Incidentally, this takes us to the concept of a dynamic Fuel Adjustment Component (FAC) approved by the Parliament in 2013 but abandoned by the government without reporting to the Parliament. It was then decided to increase or reduce the fares and freight rates depending upon the change in fuel cost on April, 1 and October, 1 every year. Accordingly
the benefit on this account should have been passed on to the passengers in October, 2014, April and October, 2015 and now w.e.f. April 1, 2016.
One stroke by which the public has been hit hard is the enhancement of cancellation charges by 100% but it finds no mention in the budget speech in order to maintain the hyperbole adverted to earlier. Railway Passengers (Cancellation of tickets and refund of fare) Rules were amended with effect from 12.11.2015. Beside the abnormal
hike in cancellation charges and those for refund of fare on unused confirmed tickets, the time allowed for claiming refund (minus clerkage charges) on unused RAC/Wait listed/Partially confirmed tickets has been changed from ‘two to three hours after the actual departure of the train’ to ‘half an hour before the scheduled departure of the train’. The latter even lacks logic, holding passengers with unused RAC/Waitlisted ticket guilty of “No show” half an hour before the scheduled departure of the train.

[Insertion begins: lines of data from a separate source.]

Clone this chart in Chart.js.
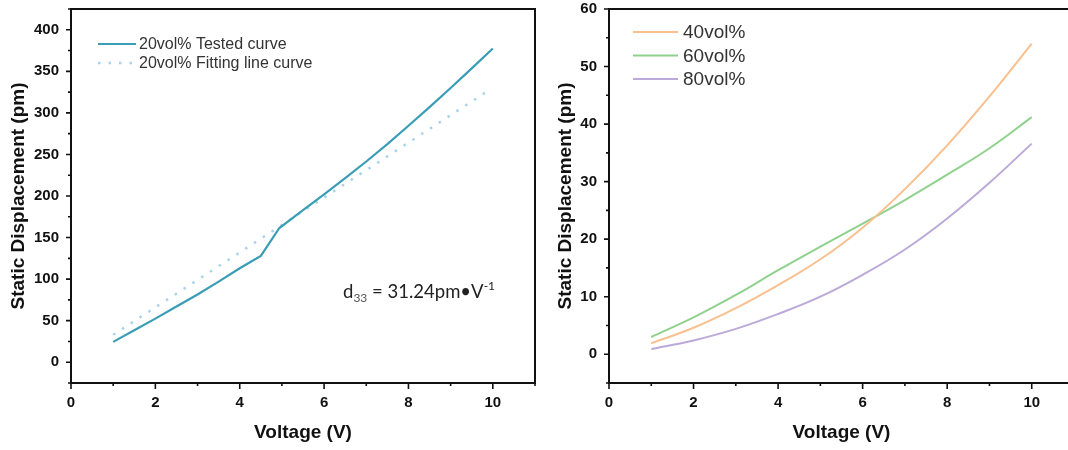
<!DOCTYPE html>
<html>
<head>
<meta charset="utf-8">
<script src="https://cdn.jsdelivr.net/npm/chart.js@4.4.1/dist/chart.umd.min.js"></script>
<style>
  html, body { margin: 0; padding: 0; background: #fff; overflow: hidden; width: 1068px; height: 450px; }
  .panel { position: absolute; top: 0; width: 540px; height: 450px; }
  #d33 { position: absolute; left: 343px; top: 280px; font-family: Lato, "Open Sans", sans-serif; font-size: 18.5px; color: #222; white-space: nowrap; line-height: 1; }
  #d33 sub { font-size: 12px; color: #555; vertical-align: -4px; }
  #d33 sup { font-size: 12px; vertical-align: 8px; }
</style>
</head>
<body>
<div class="panel" style="left:0"><canvas id="left" width="540" height="450"></canvas></div>
<div class="panel" style="left:540px"><canvas id="right" width="540" height="450"></canvas></div>
<div id="d33">d<sub>33</sub> = 31.24pm&bull;V<sup>-1</sup></div>
<script>
// left panel: 20vol%
var volt_20 = [1, 1.5, 2, 2.5, 3, 3.5, 4, 4.5, 4.94, 5.5, 6, 6.5, 7, 7.5, 8, 8.5, 9, 9.5, 10];
var tested_20 = [24.5, 38.5, 52.5, 67, 81.5, 97, 113, 128, 161.5, 183, 202, 221.5, 241.5, 262.5, 284.5, 307, 330, 353.5, 377.5];
var fit_volt = [1, 9.9];
var fit_20 = [33, 327];

// right panel: 40/60/80vol%
var volt = [1, 2, 3, 4, 5, 6, 7, 8, 9, 10];
var vol_40 = [1.9, 4.6, 8, 12, 16.5, 22, 28.7, 36.3, 44.8, 54];
var vol_60 = [3, 6.4, 10.3, 14.6, 18.7, 22.7, 26.8, 31.2, 35.8, 41.2];
var vol_80 = [0.9, 2.4, 4.4, 7, 10, 13.8, 18.2, 23.6, 29.8, 36.6];

var FONT = "'Liberation Sans', Arial, sans-serif";

function pts(xs, ys) {
  return xs.map(function(v, i) { return {x: v, y: ys[i]}; });
}

// box round the plot area plus major/minor tick marks
var frame = {
  id: 'frame',
  afterDraw: function(chart) {
    var ctx = chart.ctx, a = chart.chartArea;
    var x = chart.scales.x, y = chart.scales.y;
    var ystep = chart.options.scales.y.ticks.stepSize;
    ctx.save();
    ctx.strokeStyle = '#111';
    ctx.lineWidth = 2;
    ctx.strokeRect(a.left, a.top, a.right - a.left, a.bottom - a.top);
    ctx.lineWidth = 1.6;
    ctx.beginPath();
    x.ticks.forEach(function(t) {
      var px = x.getPixelForValue(t.value);
      var len = t.value % 2 === 0 ? 6 : 3;
      ctx.moveTo(px, a.bottom);
      ctx.lineTo(px, a.bottom + len);
    });
    y.ticks.forEach(function(t) {
      var py = y.getPixelForValue(t.value);
      var len = t.value % (2 * ystep) === 0 ? 5 : 3;
      ctx.moveTo(a.left, py);
      ctx.lineTo(a.left - len, py);
    });
    ctx.stroke();
    ctx.restore();
  }
};

// legend drawn inside the plot area
var inlineLegend = {
  id: 'inlineLegend',
  afterDatasetsDraw: function(chart, args, o) {
    var ctx = chart.ctx;
    ctx.save();
    ctx.font = o.font;
    ctx.textBaseline = 'middle';
    ctx.fillStyle = '#333';
    chart.data.datasets.forEach(function(ds, i) {
      var yy = o.y + i * o.row;
      ctx.strokeStyle = ds.borderColor;
      ctx.lineWidth = ds.borderWidth;
      ctx.setLineDash(ds.borderDash || []);
      ctx.beginPath();
      ctx.moveTo(o.x, yy);
      ctx.lineTo(o.x + o.len, yy);
      ctx.stroke();
      ctx.setLineDash([]);
      ctx.fillText(ds.label, o.x + o.len + o.gap, yy + 1);
    });
    ctx.restore();
  }
};

function makeOptions(ymin, ymax, ystep, axisW, padRight, titlePad, legend) {
  return {
    responsive: false,
    animation: false,
    events: [],
    layout: { padding: { top: 9, right: padRight, left: 0, bottom: 0 } },
    elements: { point: { radius: 0 } },
    plugins: {
      legend: { display: false },
      tooltip: { enabled: false },
      inlineLegend: legend
    },
    scales: {
      x: {
        type: 'linear', min: 0, max: 11,
        grid: { display: false, drawTicks: false },
        border: { display: false },
        afterFit: function(s) { s.height = 67; s.paddingLeft = 0; s.paddingRight = 0; },
        ticks: {
          stepSize: 1, includeBounds: false, autoSkip: false, maxTicksLimit: 100, padding: 11, color: '#111', maxRotation: 0,
          font: { family: FONT, size: 15, weight: 'bold' },
          callback: function(v) { return v % 2 === 0 && v <= 10 ? String(v) : ''; }
        },
        title: {
          display: true, text: 'Voltage (V)', color: '#111',
          font: { family: FONT, size: 19, weight: 'bold' },
          padding: { top: 0, bottom: 6 }
        }
      },
      y: {
        type: 'linear', min: ymin, max: ymax,
        grid: { display: false, drawTicks: false },
        border: { display: false },
        afterFit: function(s) { s.width = axisW; s.paddingTop = 0; s.paddingBottom = 0; },
        ticks: {
          stepSize: ystep, includeBounds: false, autoSkip: false, maxTicksLimit: 100, padding: 12, color: '#111',
          font: { family: FONT, size: 15, weight: 'bold' },
          callback: function(v) { return v % (2 * ystep) === 0 && v >= 0 ? String(v) : ''; }
        },
        title: {
          display: true, text: 'Static Displacement (pm)', color: '#111',
          font: { family: FONT, size: 19, weight: 'bold' },
          padding: { top: titlePad, bottom: 0 }
        }
      }
    }
  };
}

new Chart(document.getElementById('left'), {
  type: 'line',
  data: {
    datasets: [
      { label: '20vol% Tested curve', data: pts(volt_20, tested_20), borderColor: '#3a9db6', borderWidth: 2.2, tension: 0, fill: false },
      { label: '20vol% Fitting line curve', data: pts(fit_volt, fit_20), borderColor: '#a8d3e8', borderWidth: 2.5, borderDash: [2.5, 8], tension: 0, fill: false }
    ]
  },
  options: makeOptions(-25, 425, 25, 71, 5, 7, { x: 98, len: 38, gap: 3, y: 44, row: 19, font: '16px ' + FONT }),
  plugins: [frame, inlineLegend]
});

new Chart(document.getElementById('right'), {
  type: 'line',
  data: {
    datasets: [
      { label: '40vol%', data: pts(volt, vol_40), borderColor: '#f9c08f', borderWidth: 2, tension: 0.4, fill: false },
      { label: '60vol%', data: pts(volt, vol_60), borderColor: '#90d18e', borderWidth: 2, tension: 0.4, fill: false },
      { label: '80vol%', data: pts(volt, vol_80), borderColor: '#bbaad9', borderWidth: 2, tension: 0.4, fill: false }
    ]
  },
  options: makeOptions(-5, 60, 5, 69, 6, 14, { x: 93, len: 45, gap: 5, y: 32, row: 23.5, font: '19px ' + FONT }),
  plugins: [frame, inlineLegend]
});
</script>
</body>
</html>
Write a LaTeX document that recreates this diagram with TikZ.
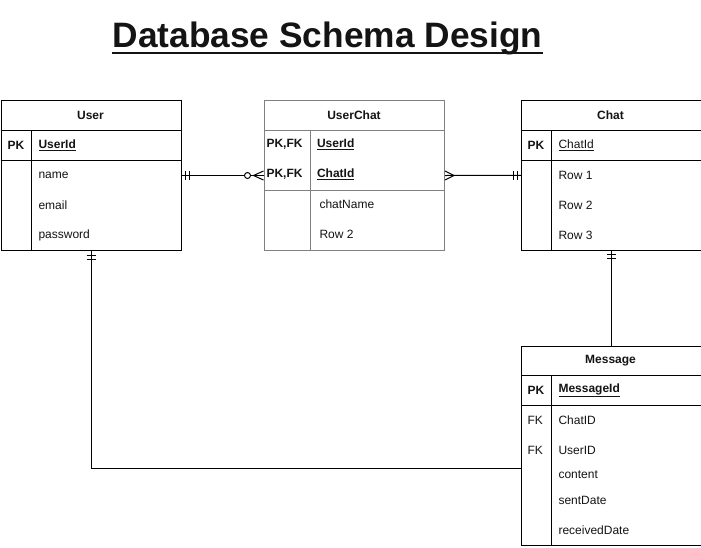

The Outcome and Performance Budget accompanying the speech seems to have escaped the Minister’s notice as at many places the heading ‘Outcome’ just gives the object or benefit intended to flow from a particular action. The budget speech runs into 46 printed pages but in a sense it can be termed as ‘no budget.’ The most essential part of any budget is the Financial Performance of the last year and the Budget Estimates for the next year. These two important features do not form part of the Hon’ble Minister’s actual speech but have been appended as an annexure to it. This is the innovation!